Algún día venceré mi natural tendencia a la pereza y haré el ránking de los “día de” más estomagantes y pedorros. A la espera de ese ímprobo trabajo clasificatorio, estoy seguro de que aparecerá en los primeros puestos el que celebramos —porque este no se conmemora— ayer bajo la pomposa denominación Día mundial para la erradicación de la pobreza.
¡Qué hartura, señor, de datos absolutamente contradictorios y siempre indemostrables sobre el número de pobres en Euskadi, en España, en el Planeta Tierra, en el Sistema Solar o en la Vía Láctea! Tiene uno la impresión de estar asistiendo a una subasta de desgraciados o a un concurso de cantores del infortunio. Siempre ajeno, claro, porque ahí es donde queda retratada la inconmensurable falacia. Con excepciones dignas de loa, quienes pontifican sobre la miseria de los demás son tipos y tipas —no me cansaré de repetirlo, o sea, de denunciarlo— que tienen el riñón bien cubierto y que en no pocos casos han hecho de la cuestión su lucrativo modo de vida y su piscina para los baños de ego. Su chollo se acabaría, bonita paradoja, si se cumpliera lo que predican, es decir, lo que hacen como que predican.

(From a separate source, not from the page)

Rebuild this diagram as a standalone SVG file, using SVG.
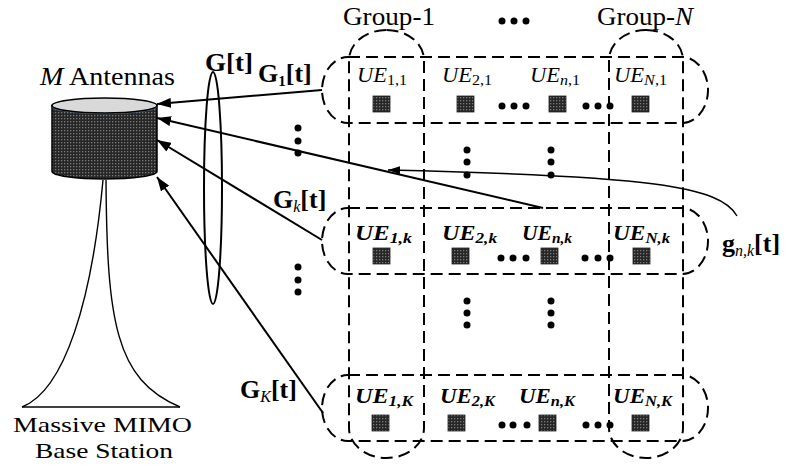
<svg xmlns="http://www.w3.org/2000/svg" width="787" height="475" viewBox="0 0 787 475">
  <style>
    text { font-family: "Liberation Serif", "Times New Roman", serif; fill: #000; }
    .lbl { font-size: 26px; }
    .cap { font-size: 22px; }
    .bold { font-size: 26px; font-weight: bold; }
    .ue { font-size: 21px; font-style: italic; }
    .ueb { font-size: 21px; font-style: italic; font-weight: bold; }
    .sub { font-size: 15px; font-style: normal; }
    .subn { font-size: 15px; font-style: italic; }
    .subb { font-size: 15px; font-style: italic; font-weight: bold; }
    .subi { font-size: 16px; font-style: italic; font-weight: normal; }
    .dash { fill: none; stroke: #000; stroke-width: 2; stroke-dasharray: 12 6; }
    .wire { fill: none; stroke: #000; stroke-width: 2; }
    .thin { fill: none; stroke: #000; stroke-width: 1.4; }
    .dot { fill: #000; }
    .dev { fill: url(#mesh); stroke: #222; stroke-width: 0.8; }
  </style>
  <defs>
    <pattern id="mesh" width="3" height="3" patternUnits="userSpaceOnUse">
      <rect width="3" height="3" fill="#262626"/>
      <rect x="1" y="1" width="1.3" height="1.3" fill="#7a7a7a"/>
    </pattern>
    <marker id="head" viewBox="0 0 14 10" refX="14" refY="5" markerWidth="14" markerHeight="10" markerUnits="userSpaceOnUse" orient="auto">
      <path d="M0,0 L14,5 L0,10 Z" fill="#000"/>
    </marker>
    <marker id="headSmall" viewBox="0 0 12 8" refX="12" refY="4" markerWidth="12" markerHeight="8" markerUnits="userSpaceOnUse" orient="auto">
      <path d="M0,0 L12,4 L0,8 Z" fill="#000"/>
    </marker>
  </defs>

  <rect width="787" height="475" fill="#fff"/>

  <!-- base station: antenna array and tower -->
  <g id="base-station">
    <path d="M103,180 C92,300 65,390 22,407" class="thin"/>
    <path d="M106,180 C107,320 115,380 180,407" class="thin"/>
    <line x1="22" y1="407" x2="180" y2="407" class="thin"/>
    <path d="M52,105.5 V171.5 A52.5,7.5 0 0 0 157,171.5 V105.5 Z" fill="url(#mesh)" stroke="#000" stroke-width="1.5"/>
    <path d="M52.5,107 A52.5,7.5 0 0 0 156.5,107" fill="none" stroke="#5b7b9b" stroke-width="1.5"/>
    <ellipse cx="104.5" cy="105.5" rx="52.5" ry="7.5" fill="#d9d9d9" stroke="#000" stroke-width="1.5"/>
    <text class="lbl" x="40" y="85" textLength="135" lengthAdjust="spacingAndGlyphs"><tspan font-style="italic">M</tspan> Antennas</text>
    <text class="cap" x="13" y="432" textLength="179" lengthAdjust="spacingAndGlyphs">Massive MIMO</text>
    <text class="cap" x="35" y="458" textLength="138" lengthAdjust="spacingAndGlyphs">Base Station</text>
  </g>

  <!-- user groups (columns) -->
  <g id="group-1">
    <rect x="349" y="30" width="75" height="428" rx="37.5" ry="30" class="dash"/>
    <text class="lbl" x="343" y="25" textLength="92" lengthAdjust="spacingAndGlyphs">Group-1</text>
  </g>
  <g id="group-N">
    <rect x="609" y="30" width="74" height="428" rx="37" ry="30" class="dash"/>
    <text class="lbl" x="597" y="25" textLength="96" lengthAdjust="spacingAndGlyphs">Group-<tspan font-style="italic">N</tspan></text>
  </g>
  <g id="group-dots">
    <circle cx="502" cy="21" r="3.5" class="dot"/>
    <circle cx="514" cy="21" r="3.5" class="dot"/>
    <circle cx="526" cy="21" r="3.5" class="dot"/>
  </g>

  <!-- row 1 -->
  <g id="row-1">
    <rect x="322" y="57" width="386" height="66" rx="26" ry="33" class="dash"/>
    <g id="ue-1-1">
      <text class="ue" x="357" y="82" textLength="50" lengthAdjust="spacingAndGlyphs">UE<tspan class="sub" dy="3">1,1</tspan></text>
      <rect x="373" y="96" width="17" height="16" class="dev"/>
    </g>
    <g id="ue-2-1">
      <text class="ue" x="442" y="82" textLength="50" lengthAdjust="spacingAndGlyphs">UE<tspan class="sub" dy="3">2,1</tspan></text>
      <rect x="457" y="96" width="17" height="16" class="dev"/>
    </g>
    <g id="ue-n-1">
      <text class="ue" x="530" y="82" textLength="50" lengthAdjust="spacingAndGlyphs">UE<tspan class="subn" dy="3">n</tspan><tspan class="sub">,1</tspan></text>
      <rect x="549" y="96" width="17" height="16" class="dev"/>
    </g>
    <g id="ue-N-1">
      <text class="ue" x="614" y="82" textLength="53" lengthAdjust="spacingAndGlyphs">UE<tspan class="subn" dy="3">N</tspan><tspan class="sub">,1</tspan></text>
      <rect x="632" y="96" width="17" height="16" class="dev"/>
    </g>
    <circle cx="502" cy="106" r="3.5" class="dot"/><circle cx="514" cy="106" r="3.5" class="dot"/><circle cx="526" cy="106" r="3.5" class="dot"/>
    <circle cx="586" cy="106" r="3.5" class="dot"/><circle cx="598" cy="106" r="3.5" class="dot"/><circle cx="610" cy="106" r="3.5" class="dot"/>
  </g>

  <!-- row k -->
  <g id="row-k">
    <rect x="322" y="208" width="386" height="66" rx="26" ry="33" class="dash"/>
    <g id="ue-1-k">
      <text class="ueb" x="355" y="240" textLength="57" lengthAdjust="spacingAndGlyphs">UE<tspan class="subb" dy="3">1,k</tspan></text>
      <rect x="373" y="248" width="17" height="16" class="dev"/>
    </g>
    <g id="ue-2-k">
      <text class="ueb" x="442" y="240" textLength="55" lengthAdjust="spacingAndGlyphs">UE<tspan class="subb" dy="3">2,k</tspan></text>
      <rect x="452" y="248" width="17" height="16" class="dev"/>
    </g>
    <g id="ue-n-k">
      <text class="ueb" x="522" y="240" textLength="50" lengthAdjust="spacingAndGlyphs">UE<tspan class="subb" dy="3">n,k</tspan></text>
      <rect x="541" y="248" width="17" height="16" class="dev"/>
    </g>
    <g id="ue-N-k">
      <text class="ueb" x="613" y="240" textLength="57" lengthAdjust="spacingAndGlyphs">UE<tspan class="subb" dy="3">N,k</tspan></text>
      <rect x="633" y="248" width="17" height="16" class="dev"/>
    </g>
    <circle cx="501" cy="258" r="3.5" class="dot"/><circle cx="513" cy="258" r="3.5" class="dot"/><circle cx="526" cy="258" r="3.5" class="dot"/>
    <circle cx="585" cy="258" r="3.5" class="dot"/><circle cx="598" cy="258" r="3.5" class="dot"/><circle cx="610" cy="258" r="3.5" class="dot"/>
  </g>

  <!-- row K -->
  <g id="row-K">
    <rect x="322" y="375" width="386" height="66" rx="26" ry="33" class="dash"/>
    <g id="ue-1-K">
      <text class="ueb" x="355" y="403" textLength="58" lengthAdjust="spacingAndGlyphs">UE<tspan class="subb" dy="3">1,K</tspan></text>
      <rect x="372" y="415" width="17" height="16" class="dev"/>
    </g>
    <g id="ue-2-K">
      <text class="ueb" x="440" y="403" textLength="55" lengthAdjust="spacingAndGlyphs">UE<tspan class="subb" dy="3">2,K</tspan></text>
      <rect x="448" y="415" width="17" height="16" class="dev"/>
    </g>
    <g id="ue-n-K">
      <text class="ueb" x="519" y="403" textLength="56" lengthAdjust="spacingAndGlyphs">UE<tspan class="subb" dy="3">n,K</tspan></text>
      <rect x="539" y="415" width="17" height="16" class="dev"/>
    </g>
    <g id="ue-N-K">
      <text class="ueb" x="613" y="403" textLength="59" lengthAdjust="spacingAndGlyphs">UE<tspan class="subb" dy="3">N,K</tspan></text>
      <rect x="632" y="415" width="17" height="16" class="dev"/>
    </g>
    <circle cx="502" cy="425" r="3.5" class="dot"/><circle cx="513" cy="425" r="3.5" class="dot"/><circle cx="527" cy="425" r="3.5" class="dot"/>
    <circle cx="586" cy="425" r="3.5" class="dot"/><circle cx="598" cy="425" r="3.5" class="dot"/><circle cx="610" cy="425" r="3.5" class="dot"/>
  </g>

  <!-- vertical ellipsis marks between rows -->
  <g id="row-gaps">
    <circle cx="298" cy="128" r="3.5" class="dot"/><circle cx="298" cy="141" r="3.5" class="dot"/><circle cx="298" cy="153" r="3.5" class="dot"/>
    <circle cx="298" cy="267" r="3.5" class="dot"/><circle cx="298" cy="280" r="3.5" class="dot"/><circle cx="298" cy="292" r="3.5" class="dot"/>
    <circle cx="467" cy="150" r="3.5" class="dot"/><circle cx="467" cy="162" r="3.5" class="dot"/><circle cx="467" cy="175" r="3.5" class="dot"/>
    <circle cx="551" cy="150" r="3.5" class="dot"/><circle cx="551" cy="162" r="3.5" class="dot"/><circle cx="551" cy="175" r="3.5" class="dot"/>
    <circle cx="467" cy="301" r="3.5" class="dot"/><circle cx="467" cy="313" r="3.5" class="dot"/><circle cx="467" cy="325" r="3.5" class="dot"/>
    <circle cx="551" cy="301" r="3.5" class="dot"/><circle cx="551" cy="313" r="3.5" class="dot"/><circle cx="551" cy="325" r="3.5" class="dot"/>
  </g>

  <!-- channel links -->
  <g id="connectors">
    <line x1="322" y1="90" x2="157" y2="104" class="wire" marker-end="url(#head)"/>
    <line x1="543" y1="208" x2="157" y2="118" class="wire" marker-end="url(#head)"/>
    <line x1="322" y1="240" x2="157" y2="140" class="wire" marker-end="url(#head)"/>
    <line x1="323" y1="413" x2="157" y2="177" class="wire" marker-end="url(#head)"/>
    <path d="M737,216 C720,186 650,176 388,170" class="thin" marker-end="url(#headSmall)"/>
    <ellipse cx="213" cy="188" rx="9" ry="116" class="wire"/>
    <text class="bold" x="205" y="71" textLength="48" lengthAdjust="spacingAndGlyphs">G[t]</text>
    <text class="bold" x="258" y="82">G<tspan class="sub" dy="4">1</tspan><tspan dy="-4">[t]</tspan></text>
    <text class="bold" x="273" y="208">G<tspan class="subi" dy="4">k</tspan><tspan dy="-4">[t]</tspan></text>
    <text class="bold" x="240" y="398">G<tspan class="subi" dy="4">K</tspan><tspan dy="-4">[t]</tspan></text>
    <text class="bold" x="722" y="252">g<tspan class="subi" dy="4">n,k</tspan><tspan dy="-4">[t]</tspan></text>
  </g>
</svg>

No descarto que tras esta descarga me venga algún amigo bienintencionado a afearme el descreimiento. O quizá, como me ocurrió anteayer cuando cité sin nombrarla a la benemérita Adela Cortina, que se me reproche osar criticar a los apóstoles de las grandes causas. Bien quisiera no ser tan malaje, pero como yo sí he sido pobre, casi de solemnidad, hace mucho que no adoro santos por la peana ni estoy para lecciones de los comprometidos de boquilla que siempre caen en blando.